TASK OBJECTIVE
With the pictures left out, copy the listing below exactly.
— BEGIN —
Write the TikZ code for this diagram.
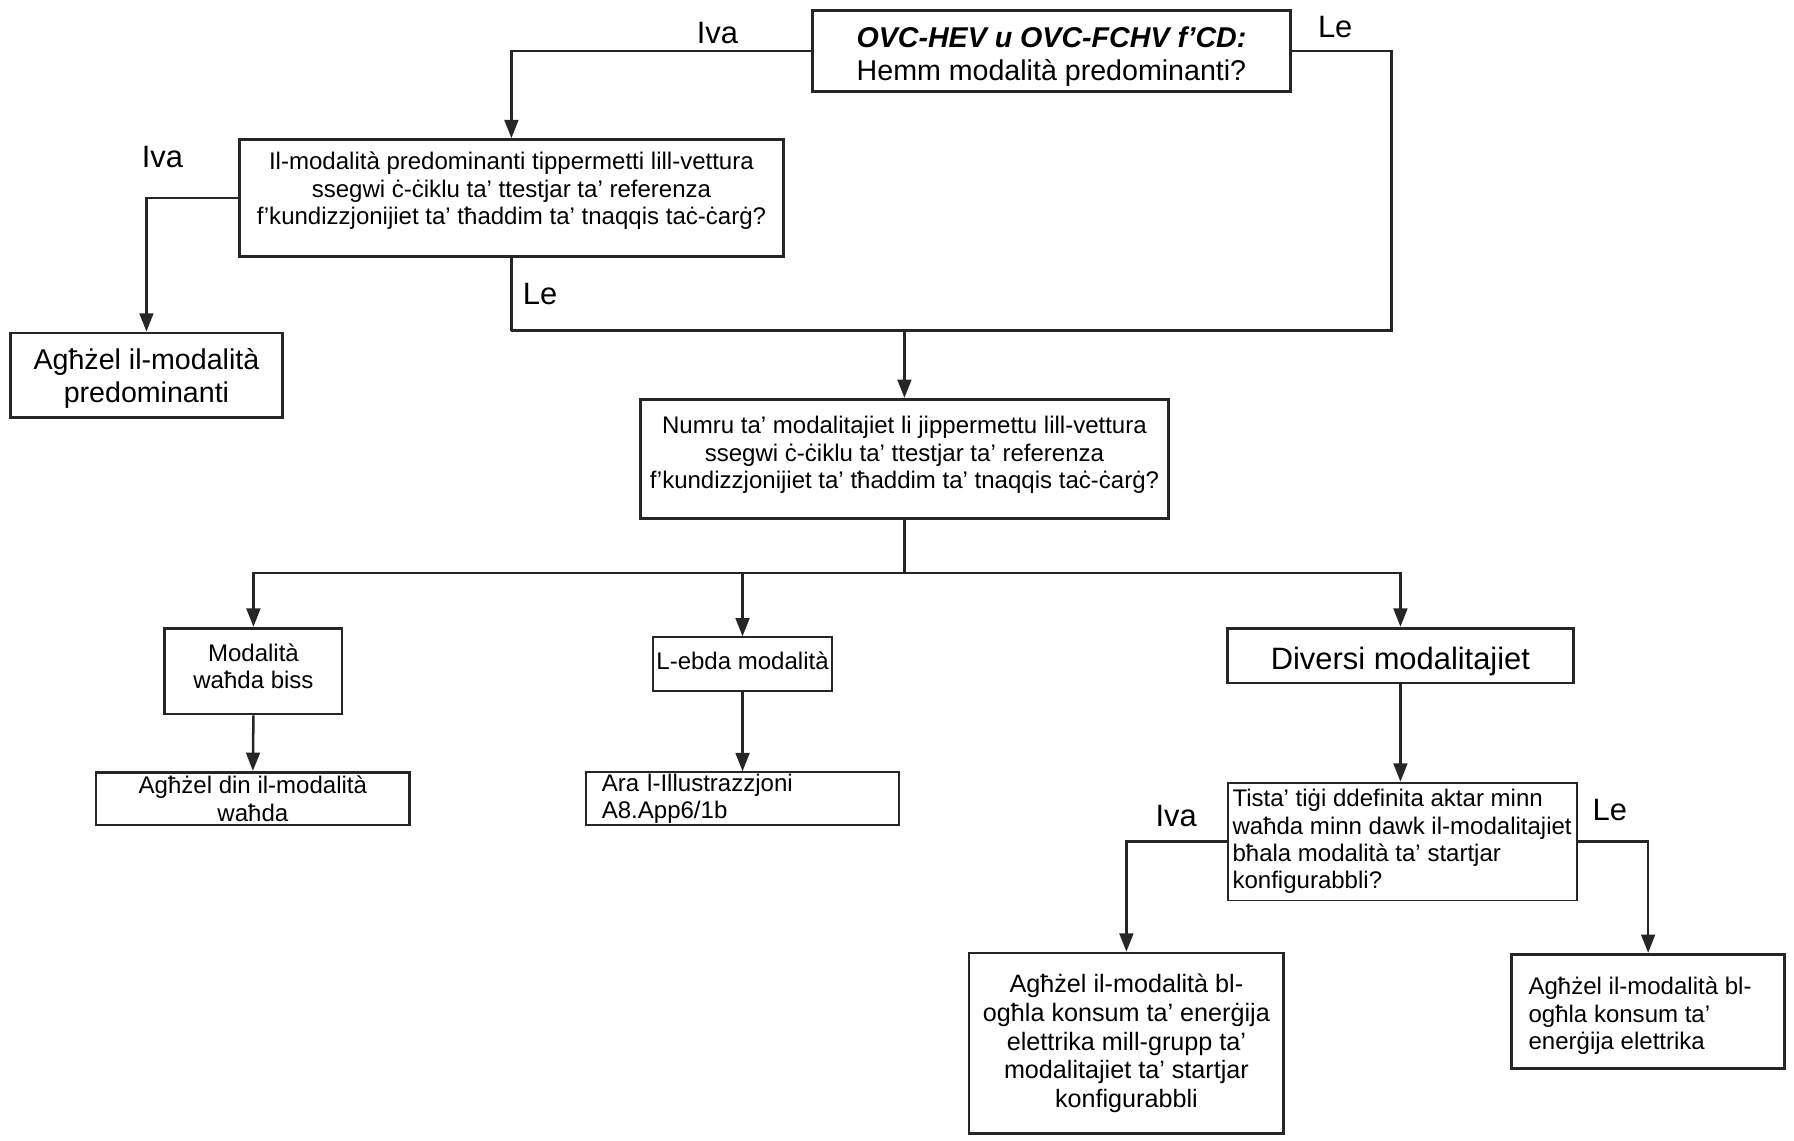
\documentclass[tikz,border=0pt]{standalone}
\usepackage{fontspec}
\setmainfont{Liberation Sans}
\usetikzlibrary{arrows.meta}
\newcommand\bxt[4]{\parbox[c][#2][c]{#1}{#4\par\vspace*{#3}}}
\begin{document}
\begin{tikzpicture}[x=0.5pt,y=-0.5pt,
  box/.style={draw=black!85, line width=1.2pt, inner sep=0pt, align=center, fill=white,
    font=\fontsize{10.5}{12}\selectfont},
  conn/.style={line width=1.1pt, draw=black!85},
  arr/.style={conn, -{Triangle[length=8pt,width=6pt]}},
  lbl/.style={font=\fontsize{13.5}{16}\selectfont, inner sep=0pt}]
\useasboundingbox (0,0) rectangle (1568,997);

% nodes
\node[box, minimum width=209pt, minimum height=35.5pt, font=\fontsize{12.5}{14.5}\selectfont]
  (top) at (919,44.5) {\bxt{209pt}{35.5pt}{-5pt}{\centering\textbf{\textit{OVC-HEV u OVC-FCHV f’CD:}}\\Hemm modalità predominanti?}};
\node[box, minimum width=238pt, minimum height=51pt] (q2) at (447,173)
  {\parbox[c][51pt][t]{238pt}{\centering\vspace*{5.5pt}Il-modalità predominanti tippermetti lill-vettura\\ssegwi ċ-ċiklu ta’ ttestjar ta’ referenza\\f’kundizzjonijiet ta’ tħaddim ta’ tnaqqis taċ-ċarġ?}};
\node[box, minimum width=119pt, minimum height=37pt, font=\fontsize{12.5}{14.5}\selectfont]
  (predom) at (128,328) {\bxt{119pt}{37pt}{-3pt}{\centering Agħżel il-modalità\\predominanti}};
\node[box, minimum width=230.5pt, minimum height=52pt] (q3) at (790.5,401)
  {\parbox[c][52pt][t]{230.5pt}{\centering\vspace*{7.5pt}Numru ta’ modalitajiet li jippermettu lill-vettura\\ssegwi ċ-ċiklu ta’ ttestjar ta’ referenza\\f’kundizzjonijiet ta’ tħaddim ta’ tnaqqis taċ-ċarġ?}};
\node[box, minimum width=77.5pt, minimum height=37.5pt] (one) at (221.5,586.5)
  {\bxt{77.5pt}{37.5pt}{4pt}{\centering Modalità\\waħda biss}};
\node[box, minimum width=137pt, minimum height=23pt] (onesel) at (221,698) {Agħżel din il-modalità\\waħda};
\node[box, line width=0.8pt, minimum width=78pt, minimum height=23.5pt] (none) at (649,580.5)
  {\bxt{78pt}{23.5pt}{3pt}{\centering L-ebda modalità}};
\node[box, line width=0.9pt, minimum height=23pt, text width=123pt, align=left, inner xsep=7pt]
  (ara) at (649,698) {Ara l-Illustrazzjoni\\A8.App6/1b};
\node[box, minimum width=151pt, minimum height=24pt, font=\fontsize{13.5}{16}\selectfont]
  (div) at (1224,573) {\bxt{151pt}{24pt}{-5pt}{\centering Diversi modalitajiet}};
\node[box, line width=0.8pt, minimum width=152.5pt, minimum height=51.5pt, align=left]
  (q4) at (1225.5,735.5) {Tista’ tiġi ddefinita aktar minn\\waħda minn dawk il-modalitajiet\\bħala modalità ta’ startjar\\konfigurabbli?};
\node[box, minimum width=137.5pt, minimum height=79pt, font=\fontsize{11}{12.5}\selectfont]
  (selA) at (984.5,912) {Agħżel il-modalità bl-\\ogħla konsum ta’ enerġija\\elettrika mill-grupp ta’\\modalitajiet ta’ startjar\\konfigurabbli};
\node[box, minimum width=119.5pt, minimum height=50pt]
  (selB) at (1440.5,884) {\bxt{104.5pt}{50pt}{-4pt}{\raggedright Agħżel il-modalità bl-\\ogħla konsum ta’\\enerġija elettrika}};

% labels
\node[lbl] (l1) at (627,29) {Iva};
\node[lbl] (l2) at (1167,24) {Le};
\node[lbl] (l3) at (142,137) {Iva};
\node[lbl] (l4) at (472,257) {Le};
\node[lbl] (l5) at (1028,713) {Iva};
\node[lbl] (l6) at (1407,708) {Le};

% connectors
\coordinate (rc) at (1216,289);
\coordinate (lc) at (447,289);
\coordinate (bus) at (790.5,501);
\draw[arr] (top.west) -| (q2.north);
\draw[conn] (top.east) -| (rc) -- (lc);
\draw[conn] (q2.south) -- (lc);
\draw[arr] (q3.north |- rc) -- (q3.north);
\draw[arr] (q2.west) -| (predom.north);
\draw[conn] (q3.south) -- (bus);
\draw[arr] (bus) -| (one.north);
\draw[arr] (bus) -| (div.north);
\draw[arr] (none.north |- bus) -- (none.north);
\draw[arr] (one.south) -- (onesel.north);
\draw[arr] (none.south) -- (ara.north);
\draw[arr] (div.south) -- (div.south |- q4.north);
\draw[arr] (q4.west) -| (selA.north);
\draw[arr] (q4.east) -| (selB.north);
\end{tikzpicture}
\end{document}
— END —
WRITTEN SOLUTION
Write the TikZ code for this diagram.
\documentclass[tikz,border=0pt]{standalone}
\usepackage{fontspec}
\setmainfont{Liberation Sans}
\usetikzlibrary{arrows.meta}
\newcommand\bxt[4]{\parbox[c][#2][c]{#1}{#4\par\vspace*{#3}}}
\begin{document}
\begin{tikzpicture}[x=0.5pt,y=-0.5pt,
  box/.style={draw=black!85, line width=1.2pt, inner sep=0pt, align=center, fill=white,
    font=\fontsize{10.5}{12}\selectfont},
  conn/.style={line width=1.1pt, draw=black!85},
  arr/.style={conn, -{Triangle[length=8pt,width=6pt]}},
  lbl/.style={font=\fontsize{13.5}{16}\selectfont, inner sep=0pt}]
\useasboundingbox (0,0) rectangle (1568,997);

% nodes
\node[box, minimum width=209pt, minimum height=35.5pt, font=\fontsize{12.5}{14.5}\selectfont]
  (top) at (919,44.5) {\bxt{209pt}{35.5pt}{-5pt}{\centering\textbf{\textit{OVC-HEV u OVC-FCHV f’CD:}}\\Hemm modalità predominanti?}};
\node[box, minimum width=238pt, minimum height=51pt] (q2) at (447,173)
  {\parbox[c][51pt][t]{238pt}{\centering\vspace*{5.5pt}Il-modalità predominanti tippermetti lill-vettura\\ssegwi ċ-ċiklu ta’ ttestjar ta’ referenza\\f’kundizzjonijiet ta’ tħaddim ta’ tnaqqis taċ-ċarġ?}};
\node[box, minimum width=119pt, minimum height=37pt, font=\fontsize{12.5}{14.5}\selectfont]
  (predom) at (128,328) {\bxt{119pt}{37pt}{-3pt}{\centering Agħżel il-modalità\\predominanti}};
\node[box, minimum width=230.5pt, minimum height=52pt] (q3) at (790.5,401)
  {\parbox[c][52pt][t]{230.5pt}{\centering\vspace*{7.5pt}Numru ta’ modalitajiet li jippermettu lill-vettura\\ssegwi ċ-ċiklu ta’ ttestjar ta’ referenza\\f’kundizzjonijiet ta’ tħaddim ta’ tnaqqis taċ-ċarġ?}};
\node[box, minimum width=77.5pt, minimum height=37.5pt] (one) at (221.5,586.5)
  {\bxt{77.5pt}{37.5pt}{4pt}{\centering Modalità\\waħda biss}};
\node[box, minimum width=137pt, minimum height=23pt] (onesel) at (221,698) {Agħżel din il-modalità\\waħda};
\node[box, line width=0.8pt, minimum width=78pt, minimum height=23.5pt] (none) at (649,580.5)
  {\bxt{78pt}{23.5pt}{3pt}{\centering L-ebda modalità}};
\node[box, line width=0.9pt, minimum height=23pt, text width=123pt, align=left, inner xsep=7pt]
  (ara) at (649,698) {Ara l-Illustrazzjoni\\A8.App6/1b};
\node[box, minimum width=151pt, minimum height=24pt, font=\fontsize{13.5}{16}\selectfont]
  (div) at (1224,573) {\bxt{151pt}{24pt}{-5pt}{\centering Diversi modalitajiet}};
\node[box, line width=0.8pt, minimum width=152.5pt, minimum height=51.5pt, align=left]
  (q4) at (1225.5,735.5) {Tista’ tiġi ddefinita aktar minn\\waħda minn dawk il-modalitajiet\\bħala modalità ta’ startjar\\konfigurabbli?};
\node[box, minimum width=137.5pt, minimum height=79pt, font=\fontsize{11}{12.5}\selectfont]
  (selA) at (984.5,912) {Agħżel il-modalità bl-\\ogħla konsum ta’ enerġija\\elettrika mill-grupp ta’\\modalitajiet ta’ startjar\\konfigurabbli};
\node[box, minimum width=119.5pt, minimum height=50pt]
  (selB) at (1440.5,884) {\bxt{104.5pt}{50pt}{-4pt}{\raggedright Agħżel il-modalità bl-\\ogħla konsum ta’\\enerġija elettrika}};

% labels
\node[lbl] (l1) at (627,29) {Iva};
\node[lbl] (l2) at (1167,24) {Le};
\node[lbl] (l3) at (142,137) {Iva};
\node[lbl] (l4) at (472,257) {Le};
\node[lbl] (l5) at (1028,713) {Iva};
\node[lbl] (l6) at (1407,708) {Le};

% connectors
\coordinate (rc) at (1216,289);
\coordinate (lc) at (447,289);
\coordinate (bus) at (790.5,501);
\draw[arr] (top.west) -| (q2.north);
\draw[conn] (top.east) -| (rc) -- (lc);
\draw[conn] (q2.south) -- (lc);
\draw[arr] (q3.north |- rc) -- (q3.north);
\draw[arr] (q2.west) -| (predom.north);
\draw[conn] (q3.south) -- (bus);
\draw[arr] (bus) -| (one.north);
\draw[arr] (bus) -| (div.north);
\draw[arr] (none.north |- bus) -- (none.north);
\draw[arr] (one.south) -- (onesel.north);
\draw[arr] (none.south) -- (ara.north);
\draw[arr] (div.south) -- (div.south |- q4.north);
\draw[arr] (q4.west) -| (selA.north);
\draw[arr] (q4.east) -| (selB.north);
\end{tikzpicture}
\end{document}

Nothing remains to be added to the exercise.